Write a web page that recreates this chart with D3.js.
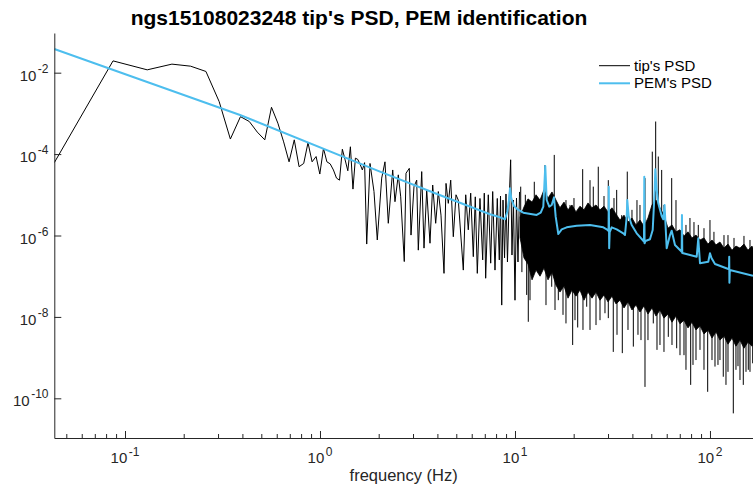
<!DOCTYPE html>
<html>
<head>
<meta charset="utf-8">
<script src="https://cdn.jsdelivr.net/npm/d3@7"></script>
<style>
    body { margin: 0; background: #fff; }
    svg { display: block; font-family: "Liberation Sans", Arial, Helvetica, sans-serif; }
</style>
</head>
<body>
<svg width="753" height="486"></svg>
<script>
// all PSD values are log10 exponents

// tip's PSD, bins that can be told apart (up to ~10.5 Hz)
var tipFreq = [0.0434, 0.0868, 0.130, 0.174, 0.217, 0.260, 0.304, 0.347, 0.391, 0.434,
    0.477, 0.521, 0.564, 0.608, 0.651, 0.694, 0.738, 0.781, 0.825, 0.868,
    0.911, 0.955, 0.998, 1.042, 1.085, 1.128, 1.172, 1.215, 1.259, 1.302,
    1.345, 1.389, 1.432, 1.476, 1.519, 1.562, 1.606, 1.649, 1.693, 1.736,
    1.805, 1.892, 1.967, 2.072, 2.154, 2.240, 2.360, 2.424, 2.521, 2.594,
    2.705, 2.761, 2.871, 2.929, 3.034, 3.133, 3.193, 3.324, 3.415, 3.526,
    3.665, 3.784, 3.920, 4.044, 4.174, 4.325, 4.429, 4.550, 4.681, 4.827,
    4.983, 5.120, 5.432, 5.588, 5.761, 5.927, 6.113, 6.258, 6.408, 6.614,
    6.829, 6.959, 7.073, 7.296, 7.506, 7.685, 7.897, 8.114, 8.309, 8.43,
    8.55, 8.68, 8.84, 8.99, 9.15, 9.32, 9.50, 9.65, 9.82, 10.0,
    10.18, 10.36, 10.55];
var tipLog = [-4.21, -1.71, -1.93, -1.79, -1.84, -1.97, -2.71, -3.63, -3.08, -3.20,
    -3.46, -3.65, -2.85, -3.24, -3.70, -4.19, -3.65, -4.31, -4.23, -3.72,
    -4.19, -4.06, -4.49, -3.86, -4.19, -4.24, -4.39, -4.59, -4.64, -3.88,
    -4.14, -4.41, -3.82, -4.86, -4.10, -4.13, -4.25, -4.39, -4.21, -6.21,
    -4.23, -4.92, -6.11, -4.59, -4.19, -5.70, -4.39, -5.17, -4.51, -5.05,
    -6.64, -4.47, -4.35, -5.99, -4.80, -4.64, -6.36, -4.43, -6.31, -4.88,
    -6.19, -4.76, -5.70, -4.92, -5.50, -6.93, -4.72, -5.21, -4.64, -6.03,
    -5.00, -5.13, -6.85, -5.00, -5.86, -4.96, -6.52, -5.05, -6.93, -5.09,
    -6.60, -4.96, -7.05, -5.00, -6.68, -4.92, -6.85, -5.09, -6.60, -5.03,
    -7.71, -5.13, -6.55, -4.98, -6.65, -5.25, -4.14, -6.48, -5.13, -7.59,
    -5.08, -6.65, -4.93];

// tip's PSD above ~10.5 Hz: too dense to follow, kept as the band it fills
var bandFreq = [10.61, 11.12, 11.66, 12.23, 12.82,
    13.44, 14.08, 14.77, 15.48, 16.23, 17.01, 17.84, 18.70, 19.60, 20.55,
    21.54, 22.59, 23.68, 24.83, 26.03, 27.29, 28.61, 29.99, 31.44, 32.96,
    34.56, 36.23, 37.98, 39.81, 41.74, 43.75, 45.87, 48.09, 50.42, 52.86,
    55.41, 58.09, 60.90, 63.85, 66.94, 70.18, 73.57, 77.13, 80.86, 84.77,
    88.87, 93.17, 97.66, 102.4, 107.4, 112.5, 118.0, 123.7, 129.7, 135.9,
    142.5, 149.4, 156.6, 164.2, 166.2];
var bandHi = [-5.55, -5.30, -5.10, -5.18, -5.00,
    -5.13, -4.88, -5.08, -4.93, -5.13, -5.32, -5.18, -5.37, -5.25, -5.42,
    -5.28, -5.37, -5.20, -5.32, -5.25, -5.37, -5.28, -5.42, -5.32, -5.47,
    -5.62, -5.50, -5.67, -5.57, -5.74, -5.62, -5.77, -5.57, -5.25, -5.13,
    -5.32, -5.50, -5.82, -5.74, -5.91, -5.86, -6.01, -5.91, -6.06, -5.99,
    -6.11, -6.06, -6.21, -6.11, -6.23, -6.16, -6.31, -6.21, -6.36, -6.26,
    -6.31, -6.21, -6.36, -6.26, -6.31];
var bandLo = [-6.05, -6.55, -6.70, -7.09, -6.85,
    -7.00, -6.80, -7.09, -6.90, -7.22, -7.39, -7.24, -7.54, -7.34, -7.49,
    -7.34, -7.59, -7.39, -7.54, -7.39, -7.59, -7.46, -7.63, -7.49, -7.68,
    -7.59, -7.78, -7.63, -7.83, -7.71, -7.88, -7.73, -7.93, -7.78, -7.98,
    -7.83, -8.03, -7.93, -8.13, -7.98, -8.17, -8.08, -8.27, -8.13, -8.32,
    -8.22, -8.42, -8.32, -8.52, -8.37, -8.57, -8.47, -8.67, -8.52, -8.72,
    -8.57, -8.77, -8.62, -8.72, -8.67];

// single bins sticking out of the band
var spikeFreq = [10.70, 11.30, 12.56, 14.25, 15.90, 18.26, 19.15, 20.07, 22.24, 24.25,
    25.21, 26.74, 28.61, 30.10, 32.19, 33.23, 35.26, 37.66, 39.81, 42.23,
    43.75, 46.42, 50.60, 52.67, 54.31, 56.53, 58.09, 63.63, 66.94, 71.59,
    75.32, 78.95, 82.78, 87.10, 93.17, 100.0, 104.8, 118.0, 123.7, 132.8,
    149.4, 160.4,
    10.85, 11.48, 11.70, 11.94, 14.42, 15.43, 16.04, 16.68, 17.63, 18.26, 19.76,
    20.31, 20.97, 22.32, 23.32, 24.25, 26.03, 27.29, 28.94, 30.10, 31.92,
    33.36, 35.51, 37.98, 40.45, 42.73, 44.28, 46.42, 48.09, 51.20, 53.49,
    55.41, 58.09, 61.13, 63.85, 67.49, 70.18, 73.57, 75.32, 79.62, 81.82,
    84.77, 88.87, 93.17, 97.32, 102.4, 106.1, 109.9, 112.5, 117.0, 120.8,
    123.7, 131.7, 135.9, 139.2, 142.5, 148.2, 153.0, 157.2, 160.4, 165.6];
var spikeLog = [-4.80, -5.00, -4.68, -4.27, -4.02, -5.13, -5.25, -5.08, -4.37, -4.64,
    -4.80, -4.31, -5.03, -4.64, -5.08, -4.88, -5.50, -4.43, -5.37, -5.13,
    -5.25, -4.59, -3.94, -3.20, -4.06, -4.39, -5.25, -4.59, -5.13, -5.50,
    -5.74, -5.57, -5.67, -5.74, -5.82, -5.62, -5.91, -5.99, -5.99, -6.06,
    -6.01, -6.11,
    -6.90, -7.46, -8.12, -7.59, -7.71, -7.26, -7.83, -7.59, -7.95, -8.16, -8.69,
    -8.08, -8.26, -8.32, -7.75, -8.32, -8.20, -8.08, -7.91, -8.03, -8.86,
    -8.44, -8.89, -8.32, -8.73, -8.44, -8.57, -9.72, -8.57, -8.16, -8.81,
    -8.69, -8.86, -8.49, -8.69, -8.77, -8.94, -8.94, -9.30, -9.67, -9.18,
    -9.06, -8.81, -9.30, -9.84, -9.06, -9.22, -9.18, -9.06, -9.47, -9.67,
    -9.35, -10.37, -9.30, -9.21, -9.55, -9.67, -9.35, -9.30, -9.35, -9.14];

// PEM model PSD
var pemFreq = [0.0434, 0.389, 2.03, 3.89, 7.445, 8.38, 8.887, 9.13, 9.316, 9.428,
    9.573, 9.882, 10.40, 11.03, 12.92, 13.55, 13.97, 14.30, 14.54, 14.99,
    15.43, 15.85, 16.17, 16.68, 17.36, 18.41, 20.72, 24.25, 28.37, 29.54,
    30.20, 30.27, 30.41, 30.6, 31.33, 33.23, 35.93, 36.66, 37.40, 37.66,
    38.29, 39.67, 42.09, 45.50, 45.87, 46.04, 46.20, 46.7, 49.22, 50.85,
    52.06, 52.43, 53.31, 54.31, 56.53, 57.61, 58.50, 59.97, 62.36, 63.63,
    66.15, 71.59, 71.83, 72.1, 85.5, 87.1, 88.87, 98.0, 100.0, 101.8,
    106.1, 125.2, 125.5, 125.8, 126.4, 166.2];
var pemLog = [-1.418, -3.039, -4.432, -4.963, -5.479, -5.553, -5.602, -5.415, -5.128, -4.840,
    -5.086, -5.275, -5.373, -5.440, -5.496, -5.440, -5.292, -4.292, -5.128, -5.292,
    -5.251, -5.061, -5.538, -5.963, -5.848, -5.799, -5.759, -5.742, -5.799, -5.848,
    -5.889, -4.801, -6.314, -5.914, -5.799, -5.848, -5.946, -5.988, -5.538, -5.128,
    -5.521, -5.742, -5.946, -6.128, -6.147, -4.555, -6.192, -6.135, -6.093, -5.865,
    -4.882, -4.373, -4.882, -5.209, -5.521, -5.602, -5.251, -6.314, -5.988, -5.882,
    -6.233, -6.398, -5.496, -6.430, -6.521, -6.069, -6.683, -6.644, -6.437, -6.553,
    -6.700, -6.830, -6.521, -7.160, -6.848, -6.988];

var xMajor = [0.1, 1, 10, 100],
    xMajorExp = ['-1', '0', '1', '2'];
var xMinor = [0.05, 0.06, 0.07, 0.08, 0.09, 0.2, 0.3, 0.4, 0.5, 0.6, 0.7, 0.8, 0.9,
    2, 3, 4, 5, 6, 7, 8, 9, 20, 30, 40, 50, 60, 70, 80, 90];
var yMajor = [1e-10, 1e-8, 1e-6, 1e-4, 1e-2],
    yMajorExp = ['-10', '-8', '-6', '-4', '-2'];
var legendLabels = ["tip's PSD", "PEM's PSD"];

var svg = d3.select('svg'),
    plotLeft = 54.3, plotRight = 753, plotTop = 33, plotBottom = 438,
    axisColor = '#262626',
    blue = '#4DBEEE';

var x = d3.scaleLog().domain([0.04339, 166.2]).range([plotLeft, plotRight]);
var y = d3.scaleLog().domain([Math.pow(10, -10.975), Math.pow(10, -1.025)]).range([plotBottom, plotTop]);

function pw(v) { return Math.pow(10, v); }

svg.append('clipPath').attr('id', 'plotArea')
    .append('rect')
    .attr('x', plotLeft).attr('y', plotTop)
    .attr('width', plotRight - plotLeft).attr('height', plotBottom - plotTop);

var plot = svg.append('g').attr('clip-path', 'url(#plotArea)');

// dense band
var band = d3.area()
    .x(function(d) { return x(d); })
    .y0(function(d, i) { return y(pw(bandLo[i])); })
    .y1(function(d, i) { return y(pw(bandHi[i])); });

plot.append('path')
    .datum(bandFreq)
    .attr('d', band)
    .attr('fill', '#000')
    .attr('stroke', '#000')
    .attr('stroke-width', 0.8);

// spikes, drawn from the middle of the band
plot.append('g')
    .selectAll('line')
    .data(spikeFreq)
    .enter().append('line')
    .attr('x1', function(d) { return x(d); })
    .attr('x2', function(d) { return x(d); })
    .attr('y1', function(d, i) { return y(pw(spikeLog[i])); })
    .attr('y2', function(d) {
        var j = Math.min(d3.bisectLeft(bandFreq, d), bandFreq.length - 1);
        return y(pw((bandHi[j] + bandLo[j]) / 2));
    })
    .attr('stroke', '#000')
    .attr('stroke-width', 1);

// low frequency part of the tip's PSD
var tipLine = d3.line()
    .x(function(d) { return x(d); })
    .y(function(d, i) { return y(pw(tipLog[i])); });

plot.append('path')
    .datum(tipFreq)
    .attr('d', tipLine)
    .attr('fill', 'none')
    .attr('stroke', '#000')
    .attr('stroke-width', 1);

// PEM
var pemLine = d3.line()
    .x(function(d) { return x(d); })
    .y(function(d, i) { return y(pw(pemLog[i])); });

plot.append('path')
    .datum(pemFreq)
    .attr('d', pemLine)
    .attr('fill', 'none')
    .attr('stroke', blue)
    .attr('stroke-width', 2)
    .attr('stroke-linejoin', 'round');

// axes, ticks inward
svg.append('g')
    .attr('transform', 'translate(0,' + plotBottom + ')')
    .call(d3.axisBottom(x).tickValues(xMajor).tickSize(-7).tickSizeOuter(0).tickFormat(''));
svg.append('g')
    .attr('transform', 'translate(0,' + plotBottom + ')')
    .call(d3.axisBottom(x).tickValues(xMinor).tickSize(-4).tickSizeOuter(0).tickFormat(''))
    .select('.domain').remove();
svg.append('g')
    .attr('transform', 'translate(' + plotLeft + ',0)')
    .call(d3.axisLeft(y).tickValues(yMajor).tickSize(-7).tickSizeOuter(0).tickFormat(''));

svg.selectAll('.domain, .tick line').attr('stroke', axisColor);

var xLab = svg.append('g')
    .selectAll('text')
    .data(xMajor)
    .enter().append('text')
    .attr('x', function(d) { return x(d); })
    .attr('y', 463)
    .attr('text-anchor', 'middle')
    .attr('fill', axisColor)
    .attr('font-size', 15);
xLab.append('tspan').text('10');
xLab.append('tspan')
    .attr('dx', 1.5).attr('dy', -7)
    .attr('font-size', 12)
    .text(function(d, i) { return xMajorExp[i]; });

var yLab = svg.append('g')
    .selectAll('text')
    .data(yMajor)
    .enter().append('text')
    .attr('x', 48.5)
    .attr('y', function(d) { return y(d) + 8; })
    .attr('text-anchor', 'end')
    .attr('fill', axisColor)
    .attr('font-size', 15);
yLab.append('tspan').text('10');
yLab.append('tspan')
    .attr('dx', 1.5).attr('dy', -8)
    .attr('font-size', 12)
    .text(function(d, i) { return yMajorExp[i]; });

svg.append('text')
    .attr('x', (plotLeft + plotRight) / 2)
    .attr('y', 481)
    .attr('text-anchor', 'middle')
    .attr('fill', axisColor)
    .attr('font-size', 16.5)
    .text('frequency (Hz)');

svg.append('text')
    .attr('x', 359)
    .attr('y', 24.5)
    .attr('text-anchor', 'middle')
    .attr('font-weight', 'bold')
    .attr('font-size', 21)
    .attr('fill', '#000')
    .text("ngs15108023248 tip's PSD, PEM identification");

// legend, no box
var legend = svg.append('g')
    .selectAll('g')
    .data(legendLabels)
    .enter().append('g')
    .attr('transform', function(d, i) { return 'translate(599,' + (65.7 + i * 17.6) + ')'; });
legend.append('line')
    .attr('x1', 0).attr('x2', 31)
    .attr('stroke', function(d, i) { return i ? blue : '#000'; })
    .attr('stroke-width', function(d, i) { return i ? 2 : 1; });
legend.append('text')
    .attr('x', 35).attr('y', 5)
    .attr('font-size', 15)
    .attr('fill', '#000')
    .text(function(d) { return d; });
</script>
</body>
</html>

* * * * *

— AIM —
Copy out every line where the word "that" occurs.

— EXERCISE RESULT —
Write a web page that recreates this chart with D3.js.
// tip's PSD, bins that can be told apart (up to ~10.5 Hz)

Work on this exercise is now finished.